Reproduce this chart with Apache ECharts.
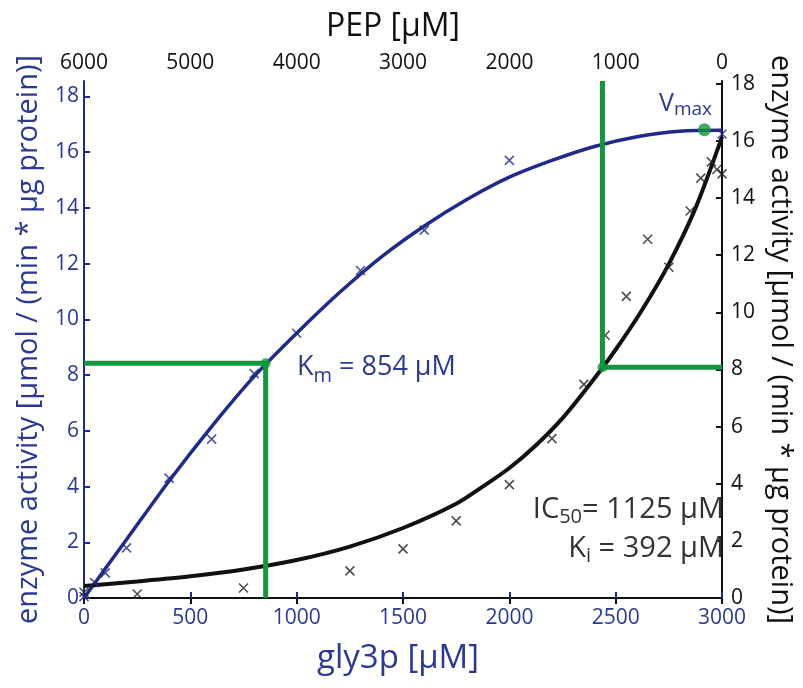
<!DOCTYPE html>
<html>
<head>
<meta charset="utf-8">
<script src="https://cdn.jsdelivr.net/npm/echarts@6/dist/echarts.min.js"></script>
<style>
html,body{margin:0;padding:0;background:#fff;}
#chart{width:803px;height:688px;}
</style>
</head>
<body>
<div id="chart"></div>
<script>
// ---- data ----
// bottom axis: gly3p [µM], left axis: activity (blue)
var gly3pTicks = [0, 500, 1000, 1500, 2000, 2500, 3000];
var pepTicks = [0, 1000, 2000, 3000, 4000, 5000, 6000];
var leftTicks = [0, 2, 4, 6, 8, 10, 12, 14, 16, 18];
var rightTicks = [0, 2, 4, 6, 8, 10, 12, 14, 16, 18];

var blueX = [0, 50, 100, 200, 400, 600, 800, 1000, 1300, 1600, 2000, 3000];
var blueY = [0.05, 0.55, 0.9, 1.8, 4.3, 5.7, 8.05, 9.5, 11.75, 13.2, 15.7, 16.65];

var blueFitX = [0, 200, 400, 600, 800, 1000, 1200, 1400, 1600, 1800, 2000, 2200, 2400, 2600, 2800, 3000];
var blueFitY = [0, 2.1, 4.2, 6.15, 7.95, 9.5, 10.95, 12.25, 13.35, 14.3, 15.1, 15.7, 16.2, 16.55, 16.75, 16.78];

// top axis: PEP [µM], right axis: activity (black)
var blackX = [6000, 5500, 4500, 3500, 3000, 2500, 2000, 1600, 1300, 1100, 900, 700, 500, 300, 200, 100, 50, 0];
var blackY = [0.2, 0.14, 0.35, 0.95, 1.72, 2.7, 3.97, 5.58, 7.48, 9.2, 10.56, 12.56, 11.58, 13.55, 14.7, 15.27, 15.0, 14.85];

var blackFitX = [6000, 5500, 5000, 4500, 4000, 3500, 3000, 2500, 2250, 2000, 1750, 1500, 1250, 1000, 750, 500, 250, 0];
var blackFitY = [0.42, 0.58, 0.76, 1.0, 1.33, 1.8, 2.45, 3.3, 3.9, 4.55, 5.35, 6.3, 7.45, 8.7, 10.1, 11.7, 13.65, 16.15];

var kmValue = 854, kmActivity = 8.42;
var ic50Value = 1125, ic50Activity = 8.08;
var vmaxX = 2917, vmaxY = 16.8;
var leftMax = 18.55, rightMax = 18.1;

function zip(a, b) { return a.map(function (v, i) { return [v, b[i]]; }); }
function plain(v) { return String(v); }

var BLUE = '#1f2b88';
var BLUE_T = '#2b3990';
var GREEN = '#13963d';
var BLACK = '#111111';
var FONT = 'Open Sans';
var CROSS = 'path://M0,0L10,10M10,0L0,10';

var chart = echarts.init(document.getElementById('chart'), null, {renderer: 'canvas'});

var option = {
  backgroundColor: '#ffffff',
  animation: false,
  textStyle: {fontFamily: FONT},
  grid: {left: 84, right: 71, top: 81, bottom: 90},
  xAxis: [
    {
      type: 'value', position: 'bottom', min: 0, max: 3000,
      name: 'gly3p [µM]', nameLocation: 'middle', nameGap: 44,
      nameTextStyle: {color: BLUE_T, fontSize: 33, fontFamily: FONT, padding: [0, 10, 0, 0]},
      axisLine: {show: true, lineStyle: {color: BLUE, width: 2}},
      axisTick: {show: true, inside: true, length: 6, lineStyle: {color: BLUE, width: 2}, customValues: gly3pTicks},
      axisLabel: {color: BLUE_T, fontSize: 21, margin: 10, fontFamily: FONT, customValues: gly3pTicks, formatter: plain},
      splitLine: {show: false}
    },
    {
      type: 'value', position: 'top', min: 0, max: 6000, inverse: true,
      name: 'PEP [µM]', nameLocation: 'middle', nameGap: 38,
      nameTextStyle: {color: BLACK, fontSize: 32, fontFamily: FONT, padding: [0, 20, 0, 0]},
      axisLine: {show: true, lineStyle: {color: BLACK, width: 2}},
      axisTick: {show: true, inside: true, length: 6, lineStyle: {color: BLACK, width: 2}, customValues: pepTicks},
      axisLabel: {color: BLACK, fontSize: 21, margin: 7, fontFamily: FONT, customValues: pepTicks, formatter: plain},
      splitLine: {show: false}
    }
  ],
  yAxis: [
    {
      type: 'value', position: 'left', min: 0, max: leftMax,
      name: 'enzyme activity [µmol / (min * µg protein)]', nameLocation: 'middle', nameGap: 41,
      nameTextStyle: {color: BLUE_T, fontSize: 29, fontFamily: FONT},
      axisLine: {show: true, lineStyle: {color: BLUE, width: 2}},
      axisTick: {show: true, inside: true, length: 6, lineStyle: {color: BLUE, width: 2}, customValues: leftTicks},
      axisLabel: {color: BLUE_T, fontSize: 21, margin: 5, fontFamily: FONT, customValues: leftTicks, formatter: plain},
      splitLine: {show: false}
    },
    {
      type: 'value', position: 'right', min: 0, max: rightMax,
      name: 'enzyme activity [µmol / (min * µg protein)]', nameLocation: 'middle', nameGap: 40, nameRotate: -90,
      nameTextStyle: {color: BLACK, fontSize: 29, fontFamily: FONT},
      axisLine: {show: true, lineStyle: {color: BLACK, width: 2}},
      axisTick: {show: true, inside: true, length: 6, lineStyle: {color: BLACK, width: 2}, customValues: rightTicks},
      axisLabel: {color: BLACK, fontSize: 21, margin: 9, fontFamily: FONT, customValues: rightTicks, formatter: plain},
      splitLine: {show: false}
    }
  ],
  series: [
    {
      type: 'line', name: 'blue fit', xAxisIndex: 0, yAxisIndex: 0,
      data: zip(blueFitX, blueFitY), smooth: 0.3, showSymbol: false, silent: true,
      lineStyle: {color: BLUE, width: 3.5}, z: 3
    },
    {
      type: 'line', name: 'black fit', xAxisIndex: 1, yAxisIndex: 1,
      data: zip(blackFitX, blackFitY), smooth: 0.3, showSymbol: false, silent: true,
      lineStyle: {color: BLACK, width: 4}, z: 3
    },
    {
      type: 'scatter', name: 'blue data', xAxisIndex: 0, yAxisIndex: 0,
      data: zip(blueX, blueY), symbol: CROSS, symbolSize: 9,
      itemStyle: {color: 'transparent', borderColor: BLUE, borderWidth: 1.6}, z: 4
    },
    {
      type: 'scatter', name: 'black data', xAxisIndex: 1, yAxisIndex: 1,
      data: zip(blackX, blackY), symbol: CROSS, symbolSize: 9,
      itemStyle: {color: 'transparent', borderColor: '#222', borderWidth: 1.6}, z: 4
    },
    {
      type: 'line', name: 'Km', xAxisIndex: 0, yAxisIndex: 0,
      data: [[0, kmActivity], [kmValue, kmActivity], [kmValue, 0]],
      showSymbol: false, silent: true, lineStyle: {color: GREEN, width: 5}, z: 5
    },
    {
      type: 'line', name: 'IC50', xAxisIndex: 1, yAxisIndex: 1,
      data: [[ic50Value, rightMax], [ic50Value, ic50Activity], [0, ic50Activity]],
      showSymbol: false, silent: true, lineStyle: {color: GREEN, width: 5}, z: 5
    },
    {
      type: 'scatter', name: 'Km point', xAxisIndex: 0, yAxisIndex: 0,
      data: [[kmValue, kmActivity], [vmaxX, vmaxY]], symbol: 'circle',
      symbolSize: function (v, p) { return p.dataIndex === 1 ? 13 : 10; },
      itemStyle: {color: GREEN}, z: 6
    },
    {
      type: 'scatter', name: 'IC50 point', xAxisIndex: 1, yAxisIndex: 1,
      data: [[ic50Value, ic50Activity]], symbol: 'circle', symbolSize: 10,
      itemStyle: {color: GREEN}, z: 6
    }
  ],
  graphic: [
    {
      type: 'text', x: 297, y: 371, z: 10,
      style: {
        text: '{a|K}{s|m}{a| = 854 µM}', verticalAlign: 'middle', align: 'left',
        rich: {
          a: {fontSize: 27, fontFamily: FONT, fill: BLUE_T, lineHeight: 34, verticalAlign: 'top'},
          s: {fontSize: 20, fontFamily: FONT, fill: BLUE_T, lineHeight: 34, verticalAlign: 'top', padding: [12, 0, 0, 0]}
        }
      }
    },
    {
      type: 'text', x: 659, y: 106, z: 10,
      style: {
        text: '{a|V}{s|max}', verticalAlign: 'middle', align: 'left',
        rich: {
          a: {fontSize: 25, fontFamily: FONT, fill: BLUE_T, lineHeight: 30, verticalAlign: 'top'},
          s: {fontSize: 19, fontFamily: FONT, fill: BLUE_T, lineHeight: 30, verticalAlign: 'top', padding: [9, 0, 0, 0]}
        }
      }
    },
    {
      type: 'text', x: 724, y: 512, z: 10,
      style: {
        text: '{a|IC}{s|50}{a|= 1125 µM}', verticalAlign: 'middle', align: 'right',
        rich: {
          a: {fontSize: 29, fontFamily: FONT, fill: '#333', lineHeight: 34, verticalAlign: 'top'},
          s: {fontSize: 20, fontFamily: FONT, fill: '#333', lineHeight: 34, verticalAlign: 'top', padding: [12, 0, 0, 0]}
        }
      }
    },
    {
      type: 'text', x: 724, y: 551, z: 10,
      style: {
        text: '{a|K}{s|i}{a| = 392 µM}', verticalAlign: 'middle', align: 'right',
        rich: {
          a: {fontSize: 29, fontFamily: FONT, fill: '#333', lineHeight: 34, verticalAlign: 'top'},
          s: {fontSize: 20, fontFamily: FONT, fill: '#333', lineHeight: 34, verticalAlign: 'top', padding: [12, 0, 0, 0]}
        }
      }
    }
  ]
};
chart.setOption(option);
</script>
</body>
</html>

··········

Write out an exact copy of the listing, first line through the line containing "11.7, 13.65, 16.15];", with the pictures left out.

§ **Task response**:
Reproduce this chart with Apache ECharts.
<!DOCTYPE html>
<html>
<head>
<meta charset="utf-8">
<script src="https://cdn.jsdelivr.net/npm/echarts@6/dist/echarts.min.js"></script>
<style>
html,body{margin:0;padding:0;background:#fff;}
#chart{width:803px;height:688px;}
</style>
</head>
<body>
<div id="chart"></div>
<script>
// ---- data ----
// bottom axis: gly3p [µM], left axis: activity (blue)
var gly3pTicks = [0, 500, 1000, 1500, 2000, 2500, 3000];
var pepTicks = [0, 1000, 2000, 3000, 4000, 5000, 6000];
var leftTicks = [0, 2, 4, 6, 8, 10, 12, 14, 16, 18];
var rightTicks = [0, 2, 4, 6, 8, 10, 12, 14, 16, 18];

var blueX = [0, 50, 100, 200, 400, 600, 800, 1000, 1300, 1600, 2000, 3000];
var blueY = [0.05, 0.55, 0.9, 1.8, 4.3, 5.7, 8.05, 9.5, 11.75, 13.2, 15.7, 16.65];

var blueFitX = [0, 200, 400, 600, 800, 1000, 1200, 1400, 1600, 1800, 2000, 2200, 2400, 2600, 2800, 3000];
var blueFitY = [0, 2.1, 4.2, 6.15, 7.95, 9.5, 10.95, 12.25, 13.35, 14.3, 15.1, 15.7, 16.2, 16.55, 16.75, 16.78];

// top axis: PEP [µM], right axis: activity (black)
var blackX = [6000, 5500, 4500, 3500, 3000, 2500, 2000, 1600, 1300, 1100, 900, 700, 500, 300, 200, 100, 50, 0];
var blackY = [0.2, 0.14, 0.35, 0.95, 1.72, 2.7, 3.97, 5.58, 7.48, 9.2, 10.56, 12.56, 11.58, 13.55, 14.7, 15.27, 15.0, 14.85];

var blackFitX = [6000, 5500, 5000, 4500, 4000, 3500, 3000, 2500, 2250, 2000, 1750, 1500, 1250, 1000, 750, 500, 250, 0];
var blackFitY = [0.42, 0.58, 0.76, 1.0, 1.33, 1.8, 2.45, 3.3, 3.9, 4.55, 5.35, 6.3, 7.45, 8.7, 10.1, 11.7, 13.65, 16.15];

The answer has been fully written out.